Saturday Flotsam: Not Much to Say

1. I got sick last weekend, meaning I missed a day of school and I’m still not a hundred percent. I keep miswriting things on the board and having to start over. But oh, well; I have another weekend to recover.

2. Oddly, I don’t have much to say today, though I’ve got quite a lot on my mind. My thoughts are not sufficiently cooked for general use.

3. It strikes me as typical of our culture that when I try to look up the lotus flower, the first result I get is a car company.

4. I’m reading Confucius’s Analetics in a casual kind of manner. Somehow, I have the impression that he is much more astute and more likely to be true in what he writes about society and human behavior than any modern expert writing a scientific study on the subject. I rather think there is something in the nature of the ‘scientific’ approach (using numbers, statistics, and so on) that means it will inevitably miss the mark when dealing with human subjects.

5. I like Confucius so far, by the way. There are a large number of passages that miss me for one reason or another, but most of it’s interesting and predictably profound.

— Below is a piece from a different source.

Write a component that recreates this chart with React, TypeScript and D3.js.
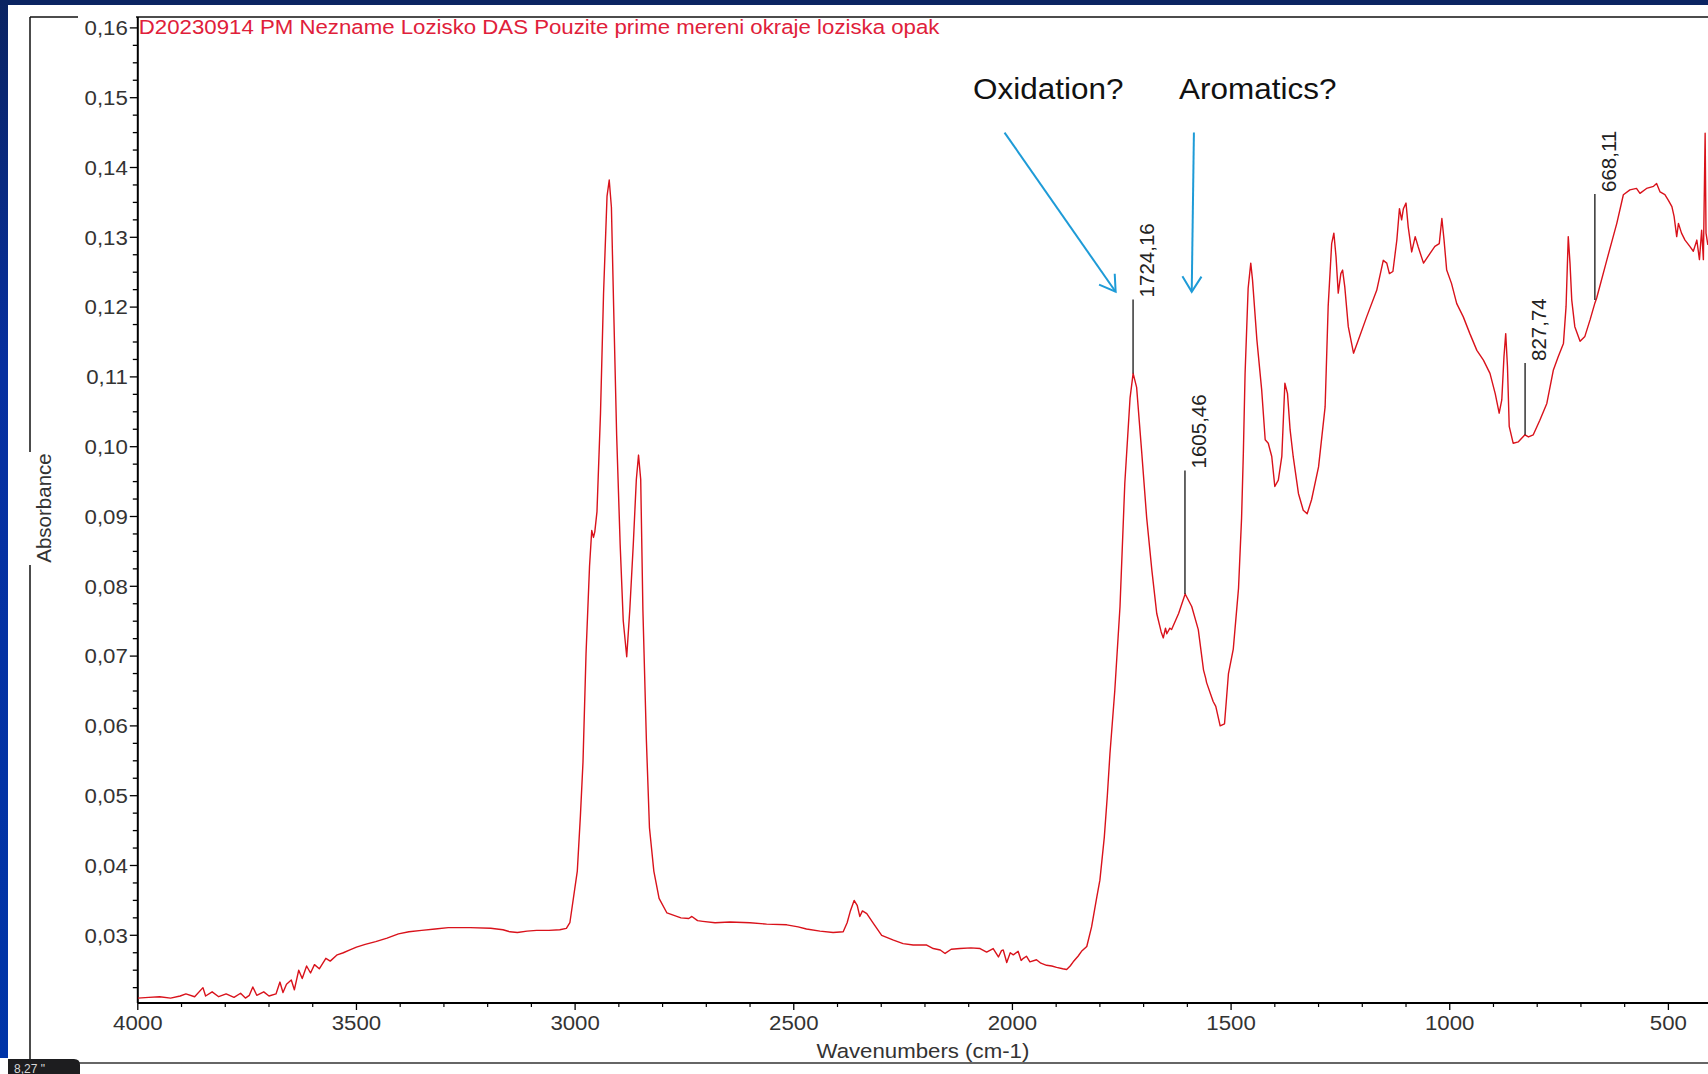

“Learn as if you could not reach your object, and were always fearing also lest you should lose it.”

6. There is a wonderful story of St. Vincent de Paul, who was the son of poor farm laborers, but had become the chaplain of an aristocratic family and moved among the highest circles in Paris. One day he learned that his father was come to visit him in Paris, and he ordered church bells rung and gathered all the priests of his order together to present his father, the peasant, to them with great pomp and excitement.

7. When it comes to illustrating humility, another, less sublime, but still virtuous anecdote comes to mind; a moment in the Justice League cartoon. It’s the episode where Flash invites Batman and Orion to see him get the key to the city, and they end up stopping by his apartment. Batman, remember, is one of the wealthiest men in the world, and Orion is a god-like alien from a paradisaical planet. Flash, meanwhile, lives in a one-bedroom, which he’s perfectly happy to show off, boasting “there’s a laundry on the same floor!”

That throwaway line is really one of my favorite Flash moments. Having Flash boast about such a very ordinary and mediocre convenience tells us more about his character and attitude toward life and, by extension, his heroism than a whole conversation.